You have data in your own format which you want to integrate as atoms/symbols. What you can do is convert this data somehow to 10_000 bit binary without regard to sparsity and then map it to SDP space. I’ve already played with Encoders when implementing bbHTM, so I could leverage that code. Lets diagram the idea :

[Data-type] –> [Encoder] –> [MAPIT] –> [SDP space]

[SDP Space] –> [UNMAP] –> [Decode/BestMatch] –> [Data-type]

Keep in mind that the reverse process can go trough Decode or if we have noisy vector trough .best_match() The interesting nuance is if we just need decoding we can simply use Encoder/Decoder. Otherwise if we work with noisy vectors it can also play a role of Cleanup memory(CUP).

I will call this CUP a MAPPER (Encoding/Decoding/Cleanup).

CUP Integer

Instead of creating symbol/atom for every number in the range in the CUP memory physically, we will map them virtually to part of the SDP space and will “intercept” CUP methods to make it behave like one.

In the case of CUPInteger internally ScalarEncoder generates on demand binary vector where chunk of sequential bits represent different numbers. Then this vector is mapped to part of SDP space. In esence no memory is allocated to store the number-symbol, but it is simply encoded/decoded by the encoder-algorithm.

You can have multiple CUPInteger active at the same time, but because they are mapped trough different “map-symbol” they will be different/orthogonal even if they happen to represent the same range of numbers.

from dyn_atoms import *
i = CUPInteger(vmin=0, vmax=100, width=5000)
> Scalar encoder: min:0, max:100, w:5000, buckets:5000, nb:10000

.encode() and the .decode() are the standard Encoder methods.

i.decode(i.encode(25))
25

To work in SDP space use those instead. Which encodes and then maps the value. (BTW: In this specific case even unmapped the encoded values will work in Bi, but I’m coding this for the general case of MAPPER).

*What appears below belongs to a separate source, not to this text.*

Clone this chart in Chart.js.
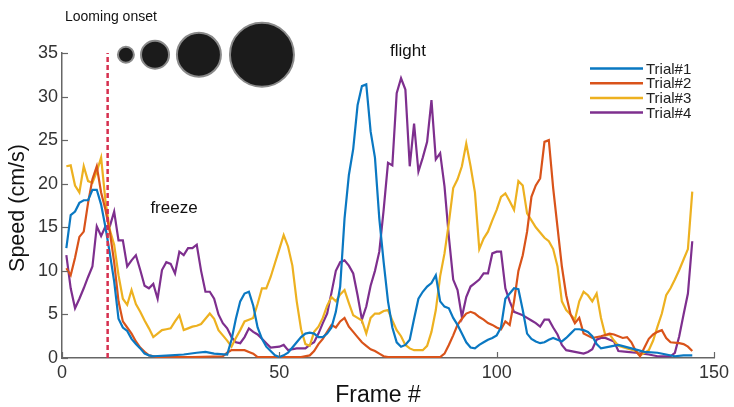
<!DOCTYPE html>
<html>
<head>
<meta charset="utf-8">
<script src="https://cdn.jsdelivr.net/npm/chart.js@4/dist/chart.umd.min.js"></script>
<style>
  html, body { margin: 0; padding: 0; background: #fff; }
  #wrap { width: 734px; height: 407px; position: relative; }
</style>
</head>
<body>
<div id="wrap"><canvas id="chart" width="734" height="407"></canvas></div>
<script>
/* --------------------------
   DATA
--------------------------- */
const trialLabels = ['Trial#1', 'Trial#2', 'Trial#3', 'Trial#4'];
const trialColors = ['#0a78c2', '#d9531a', '#edb120', '#7e2f8e'];

const t1Frames = [1,2,3,4,5,6,7,8,9,10,11,12,13,14,15,16,17,18,19,20,21,25,28,31,33,35,38,39,40,41,42,43,44,45,46,47,48,49,50,51,52,53,54,55,56,57,58,59,60,61,62,63,64,65,66,67,68,69,70,71,72,73,74,75,76,77,78,79,80,81,82,83,84,85,86,87,88,89,90,91,92,93,94,95,96,97,98,99,100,101,102,103,104,105,106,107,108,109,110,111,112,113,114,115,116,117,118,119,120,121,122,123,124,126,128,131,134,137,139,141,143,145];
const t1Speed  = [12.6,16.4,16.8,17.8,18.1,18.1,19.3,19.3,17.6,15,12,8.8,4.5,3.5,3.1,2.2,1.6,1.1,0.5,0.3,0.2,0.3,0.4,0.6,0.7,0.5,0.4,2.1,4.5,6.5,7.4,7.6,6,3.5,2.2,1.3,0.8,0.3,0.1,0.3,0.6,1.2,1.8,2.4,2.8,2.9,2.8,2.4,2.4,2.8,3.5,5.3,8.2,16,21,24,29,31.2,31.4,26,23,16,11,6.5,3.5,1.8,1.3,1.5,2.1,4.5,6.8,7.6,8.2,8.6,9.5,6.5,5.9,5.7,4.6,3.8,2.8,1.8,1.2,1.1,1.5,1.8,2.1,2.3,2.6,3.5,6.8,7.4,8,7.9,5.5,2.8,2.2,1.9,1.7,1.8,2.1,2.3,2.1,1.9,2.3,2.8,3.3,3.3,3.2,3,2.5,1.6,1.1,1.3,1.5,1.1,0.7,0.6,0.4,0.2,0.3,0.3];

const t2Frames = [1,2,3,4,5,6,7,8,9,10,11,12,13,14,15,16,17,18,19,20,22,30,37,38,39,40,42,43,44,45,55,57,58,59,60,61,62,63,64,65,66,67,68,69,70,71,72,73,74,75,87,88,89,90,91,92,93,94,95,96,97,98,99,100,101,102,103,104,105,106,107,108,109,110,111,112,113,114,115,116,117,118,119,120,122,124,126,127,129,130,131,132,133,134,135,136,137,138,139,140,142,143,144,145];
const t2Speed  = [10.3,9.5,11.5,13.9,14.5,17.8,20.5,22,19,17,14.5,11,6.5,4.2,3.5,2.8,1.9,1.2,0.7,0.3,0.1,0.1,0.2,0.6,0.9,0.9,0.9,0.7,0.5,0.1,0.1,0.3,0.8,1.6,2.2,3,3.8,3.5,4.2,4.6,3.6,3,2.4,1.8,1.4,1,0.8,0.5,0.2,0.1,0.1,0.5,1.5,2.6,3.8,4.5,5.1,5.3,5.1,4.7,4.4,4,3.8,3.5,3.3,4.2,3.8,6.5,10,11.8,14.5,18.5,19.8,20.6,24.8,25,19.5,15,10.5,7.2,5,4,4.6,2.8,2.3,2.5,2.8,2.7,2.3,2.4,1.8,0.8,0.2,1.2,2.2,2.7,3,3.2,2.3,1.8,1.7,1.6,1.3,0.8];

const t3Frames = [1,2,3,4,5,6,7,8,9,10,11,12,13,14,15,16,17,18,19,20,21,22,23,24,25,26,27,28,29,30,31,32,33,34,35,36,37,38,39,40,41,42,43,44,45,46,47,48,49,50,51,52,53,54,55,56,57,58,59,60,61,62,63,64,65,66,67,68,69,70,71,72,73,74,75,76,77,78,79,80,81,83,84,85,86,87,88,89,90,91,92,93,94,95,96,97,98,99,100,101,102,103,104,105,106,107,108,109,110,111,112,113,114,115,116,117,118,119,120,121,122,123,124,125,126,127,128,130,132,133,135,136,137,138,139,140,141,142,143,144,145];
const t3Speed  = [22,22.1,19.8,19,22,20.3,20.1,21.4,23,18,14.7,13,9.5,6.8,6.1,7.8,6.2,5.3,4.3,3.4,2.4,2.8,3.2,3.3,3.4,4.2,4.9,3.2,3.4,3.6,3.7,3.9,4.5,5.1,4.5,3.2,2.6,2,1.3,2.3,3.2,4.2,4.4,4.6,6.2,8,8,9.3,10.9,12.5,14.1,12.8,10.6,6.5,3.3,1.6,1.4,3,3.6,4.6,6,7,6.5,7.3,7.8,6.3,4.9,4.6,4.3,2.8,4.6,5.1,5.1,5.4,5.5,4.3,3.2,2.5,1.5,1.1,0.9,0.9,1.4,3,5.5,9.4,12,15.5,19.5,20.5,22,24.6,22,19,12.5,13.7,14.5,15.8,17,18.5,18.9,18,17,20.3,19.8,16.6,15.8,15,14.4,13.8,13.4,12.5,10.5,6.5,5.5,5,4.4,6.5,7.6,7.2,6.5,7.4,4.6,2.6,2.7,2,1.4,1.1,0.8,0.3,0.9,2,3.6,5.1,7.2,8,9,10.1,11.3,12.5,19.1];

const t4Frames = [1,2,3,4,5,6,7,8,9,10,11,12,13,14,15,16,17,18,19,20,21,22,23,24,25,26,27,28,29,30,31,32,33,34,35,36,37,38,39,40,41,42,43,44,45,46,47,48,50,51,52,54,56,57,58,59,60,61,62,63,64,65,66,67,68,69,70,71,72,73,74,75,76,77,78,79,80,81,82,83,84,85,86,87,88,89,90,91,92,93,94,95,96,97,98,99,100,101,102,103,104,105,106,107,108,109,110,111,112,113,114,115,116,118,120,121,122,123,124,125,126,127,128,130,132,135,137,140,141,142,143,144,145];
const t4Speed  = [11.8,8,5.7,6.8,8,9.3,10.5,15.1,14,15.1,15.1,16.8,13.5,13.5,10.5,11.2,11.8,10.1,8.3,8,8.5,6.8,10.1,11,10.8,9.7,12.2,11.8,12.6,12.6,13,10,7.6,7.6,6.8,5,4,3.4,2.4,1.8,1.7,2.4,3.4,3,2.7,2.2,1.7,1.2,1.3,1.5,0.9,1.1,1.1,1.5,1.8,2.8,4,5.1,7.5,10,11,11.2,10.6,9.7,7.2,4.4,5.9,8.3,10,12.2,17,22.4,22.1,30.4,32.1,30.8,22,26.9,21.4,23,24.8,29.6,22.8,23.5,19.7,13.9,9,7.8,4.7,7,8.2,8.6,9,9.7,9.7,12,12.2,12.2,8,6.5,5.3,5.1,4.9,4.6,4.3,4,3.6,4.4,4.4,3.5,2.7,1.5,0.9,0.7,0.5,0.7,1,2.1,2.3,2.3,2.1,1.9,0.8,0.7,0.6,0.4,0.2,0.2,0.6,2.5,5,7.4,13.4];

const onsetFrame = 10.5;
const xTicks = [0, 50, 100, 150];
const yTicks = [0, 5, 10, 15, 20, 25, 30, 35];

const allFrames = [t1Frames, t2Frames, t3Frames, t4Frames];
const allSpeeds = [t1Speed, t2Speed, t3Speed, t4Speed];

/* --------------------------
   DATASETS
--------------------------- */
const datasets = trialLabels.map((lab, i) => ({
    label: lab,
    data: allFrames[i].map((f, k) => ({ x: f, y: allSpeeds[i][k] })),
    borderColor: trialColors[i],
    borderWidth: 2.2,
    pointRadius: 0,
    tension: 0,
    fill: false
}));

// looming onset marker
datasets.push({
    label: 'onset',
    data: [{ x: onsetFrame, y: 0 }, { x: onsetFrame, y: 35 }],
    borderColor: '#d6304f',
    borderWidth: 2.5,
    borderDash: [5, 3],
    pointRadius: 0,
    order: -1
});

const FONT = '"Liberation Sans", Arial, sans-serif';

// tick marks inside, axis titles, circles, labels, legend
const decor = {
    id: 'decor',
    afterDraw(chart) {
        const c = chart.ctx;
        const xs = chart.scales.x, ys = chart.scales.y;
        const a = chart.chartArea;
        c.save();
        c.strokeStyle = '#666';
        c.lineWidth = 1.2;
        yTicks.forEach(v => {
            const y = Math.round(ys.getPixelForValue(v)) + 0.5;
            c.beginPath(); c.moveTo(a.left, y); c.lineTo(a.left + 6, y); c.stroke();
        });
        xTicks.forEach(v => {
            const x = Math.round(xs.getPixelForValue(v)) + 0.5;
            c.beginPath(); c.moveTo(x, a.bottom); c.lineTo(x, a.bottom - 6); c.stroke();
        });

        // looming stimulus circles
        const circles = [[14.7, 8], [21.4, 14], [31.5, 22], [46, 32]];
        circles.forEach(([f, r]) => {
            const cx = xs.getPixelForValue(f);
            const cy = ys.getPixelForValue(34.8);
            c.beginPath(); c.arc(cx, cy, r, 0, Math.PI * 2);
            c.fillStyle = '#1b1b1b'; c.fill();
            c.lineWidth = 2; c.strokeStyle = '#8a8a8a'; c.stroke();
        });

        c.fillStyle = '#111';
        c.textBaseline = 'middle';

        // axis titles
        c.font = '23px ' + FONT;
        c.textAlign = 'center';
        c.fillText('Frame #', 378, 396);
        c.save();
        c.translate(18, 208);
        c.rotate(-Math.PI / 2);
        c.font = '21.5px ' + FONT;
        c.fillText('Speed (cm/s)', 0, 0);
        c.restore();

        c.font = '14px ' + FONT;
        c.textAlign = 'left';
        c.fillText('Looming onset', 65, 17);
        c.font = '17px ' + FONT;
        c.textAlign = 'center';
        c.fillText('freeze', 174, 208);
        c.fillText('flight', 408, 51);

        // legend
        c.font = '15px ' + FONT;
        c.textAlign = 'left';
        trialLabels.forEach((lab, i) => {
            const y = 68.5 + i * 14.7;
            c.strokeStyle = trialColors[i];
            c.lineWidth = 2.5;
            c.beginPath(); c.moveTo(590, y); c.lineTo(643, y); c.stroke();
            c.fillStyle = '#222';
            c.fillText(lab, 646, y + 1);
        });
        c.restore();
    }
};

new Chart(document.getElementById('chart').getContext('2d'), {
    type: 'line',
    data: { datasets: datasets },
    options: {
        responsive: false,
        animation: false,
        layout: { padding: { left: 0, right: 20, top: 53, bottom: 0 } },
        plugins: { legend: { display: false }, tooltip: { enabled: false } },
        scales: {
            x: {
                type: 'linear', min: 0, max: 150,
                afterFit: s => { s.height = 49; },
                afterBuildTicks: s => { s.ticks = xTicks.map(v => ({ value: v })); },
                grid: { display: false, drawTicks: false },
                border: { display: true, color: '#666', width: 1.5 },
                ticks: { color: '#333', font: { family: FONT, size: 18 }, padding: 4 }
            },
            y: {
                min: 0, max: 35,
                afterFit: s => { s.width = 62; },
                afterBuildTicks: s => { s.ticks = yTicks.map(v => ({ value: v })); },
                grid: { display: false, drawTicks: false },
                border: { display: true, color: '#666', width: 1.5 },
                ticks: { color: '#333', font: { family: FONT, size: 18 }, padding: 4 }
            }
        }
    },
    plugins: [decor]
});
</script>
</body>
</html>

i.decode_sdp(i.encode_sdp(25))
25

We can also treat it like CUP i.e.

i.get(33)
0001001011001111001101010100111101001001101000111111110110111010100000101001011101011100011101101111...
i.bm(i.get(33))
'33'

Let’s simulate a noisy vector :

noisy = i.get(33)
sdp.flip_bits(noisy, 500) # add noise
print "distance : %s" % (i.get(33) % noisy)
i.bm(noisy)  #resolve the noisy vector
distance : 500
'33'

Two things to see here, the .best_match() does not decode the SDP directly, because as we already know cleanup operations expects noisy vectors. So in this case .bm() will search (noisy vectors can’t be directly matched against encoded vector) in the mapped space for the closest match. What this also means is in some cases the match will be approximate i.e. false negatives are possible. To avoid this we have to select to represent smaller ranges of Integers. In our current case 0-100.

Second .best_match() returns a string i.e. symbol not integer.

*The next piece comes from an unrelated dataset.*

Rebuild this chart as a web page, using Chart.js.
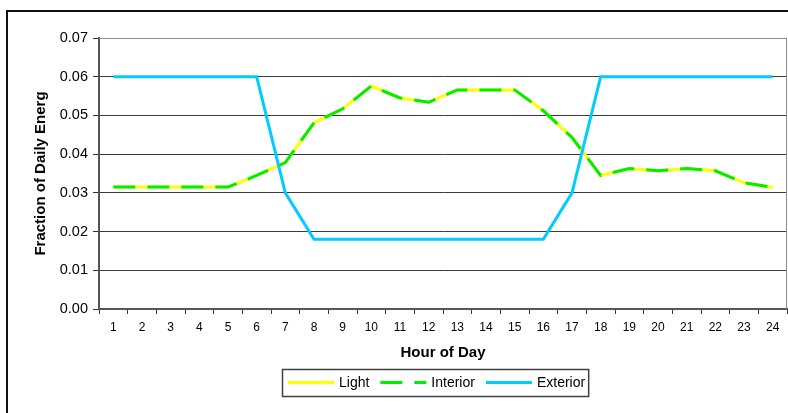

So lets repeat use encode_sdp/decode_sdp for clean SDPs and get|bm for noisy SDPs.

I tested CUPInteger for false negatives. In the following image darker color means higher number of false negatives, after taking 100_000 samples (test/cup_integer.py).

  • X-axis : represent increasing integer-range

  • Y-axis : represent increasing noise

alt text

In case you want it to behave as real integer even ONE false negative is unacceptable. We can see that range of 0-300 fail to recognize the number 5 times out of 100_000 (i.e. 0.00005%) if we flip 2000 bits.

How do you use CUPInteger in Bi ?

Very easy.. just pass an instance of it when creating KDB. F.e. :

	ints = CUPInteger(vmax=100)
	kdb = KDB(items=50, cups=[ints])

Normally if you don’t use CUPInteger you can still use number-atoms, but as I said earlier this will create additional Lexicon entries (i.e. require more memory).

When you pass CUPInteger instance, the KDB now will lookup this new CUP in addition to the default ones and if it resolves the number to atom, will not create a new entry in atom-lexicon (KDB.avivi_atom() and .bm_soa()).